The Guidelines also come at a time when Nigeria’s telecoms industry has witnessed exponential growth—from fewer than 500,000 lines at liberalisation to over 170 million subscriptions—serving as a backbone for commerce, public services, education, and national security.
Yet, as Dr. Maida warned, “Scale alone is not security.” What is needed now is institutional maturity and governance foresight to consolidate gains and prepare the sector for the demands of 5G, AI, and digital public infrastructure.
The NCC Executive Vice Chairman highlighted that the Guidelines were not developed in isolation.
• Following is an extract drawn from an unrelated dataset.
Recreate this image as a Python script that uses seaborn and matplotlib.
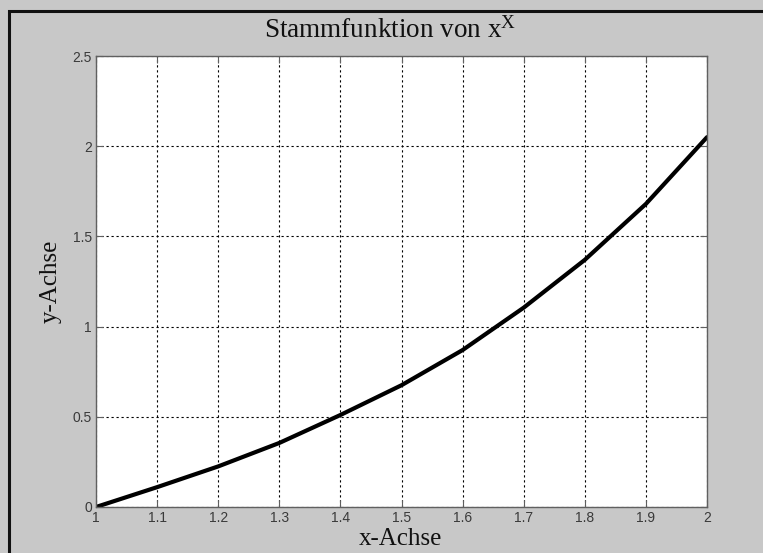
import matplotlib
matplotlib.use("Agg")
import matplotlib.pyplot as plt
import matplotlib.patches as mpatches
import seaborn as sns
import pandas as pd

# Antiderivative of x^x, starting at x = 1
x_values = [1.0, 1.1, 1.2, 1.3, 1.4, 1.5, 1.6, 1.7, 1.8, 1.9, 2.0]
y_values = [0.0, 0.11, 0.225, 0.355, 0.51, 0.675, 0.87, 1.105, 1.37, 1.68, 2.05]
x_ticks = [1, 1.1, 1.2, 1.3, 1.4, 1.5, 1.6, 1.7, 1.8, 1.9, 2]
x_tick_labels = ["1", "1.1", "1.2", "1.3", "1.4", "1.5", "1.6", "1.7", "1.8", "1.9", "2"]
y_ticks = [0, 0.5, 1, 1.5, 2, 2.5]
y_tick_labels = ["0", "0.5", "1", "1.5", "2", "2.5"]

sns.set_theme(style="white")
plt.rcParams["font.family"] = ["Liberation Sans", "DejaVu Sans"]
plt.rcParams["mathtext.fontset"] = "custom"
plt.rcParams["mathtext.rm"] = "Liberation Serif"
plt.rcParams["mathtext.it"] = "Liberation Serif"

df = pd.DataFrame({"x": x_values, "y": y_values})

fig = plt.figure(figsize=(7.63, 5.53), dpi=100)
fig.patch.set_facecolor("#c8c8c8")

# dark frame around the window area
frame = mpatches.Rectangle((8.5 / 763, -0.1), 1.2, (553 - 10.5) / 553 + 0.1,
                           transform=fig.transFigure, fill=False,
                           edgecolor="#111111", linewidth=2.2, zorder=0)
fig.patches.append(frame)

ax = fig.add_axes([96 / 763, 46 / 553, 611 / 763, 451 / 553])
ax.set_facecolor("white")

sns.lineplot(data=df, x="x", y="y", ax=ax, color="black", linewidth=3.0,
             estimator=None, sort=False)

ax.set_xlim(1, 2)
ax.set_ylim(0, 2.5)
ax.set_xticks(x_ticks)
ax.set_xticklabels(x_tick_labels)
ax.set_yticks(y_ticks)
ax.set_yticklabels(y_tick_labels)

ax.grid(True, color="black", linestyle=(0, (2, 2.5)), linewidth=0.8)
ax.set_axisbelow(True)

for s in ax.spines.values():
    s.set_color("#606060")
    s.set_linewidth(1.0)
    s.set_visible(True)

ax.tick_params(axis="both", direction="in", length=5, width=0.8, color="#606060",
               labelsize=10, labelcolor="#3a3a3a", top=True, right=True,
               bottom=True, left=True, pad=3)

serif = ["Liberation Serif", "DejaVu Serif"]
fig.text(390 / 763, 1 - 30 / 553, r"Stammfunktion von x$^{\mathrm{X}}$",
         ha="center", va="center", fontsize=19.5, family=serif, color="#111111")
ax.set_xlabel("")
ax.set_ylabel("y-Achse", fontsize=18, family=serif, color="#111111", labelpad=8)
fig.text(400 / 763, 8 / 553, "x-Achse", ha="center", va="baseline",
         fontsize=18, family=serif, color="#111111")

fig.savefig("out.png", dpi=100, facecolor=fig.get_facecolor())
They emerged from a deeply consultative process, involving a 2023 public inquiry and a 2024 exposure draft that captured feedback from operators, investors, civil society, and governance professionals.
“This is what it means to be a consultative regulator. We will continue to support operators through capacity-building, guidance, and responsive supervision,” he assured.
Dr. Maida called on industry leaders to invest in director education, set measurable ESG goals, tie executive pay to governance-linked KPIs, and build cultures where “governance moves from paperwork to performance.”
As Nigeria advances toward universal broadband, deeper digital inclusion, and robust data governance, the Guidelines on Corporate Governance, 2025 are being positioned as the blueprint for ensuring that growth in the sector is inclusive, sustainable, and future-proof.
“Let us build a telecoms sector that not only grows, but endures—delivering sustainable value to investors and customers, and lasting benefits to Nigeria,” Dr. Maida concluded.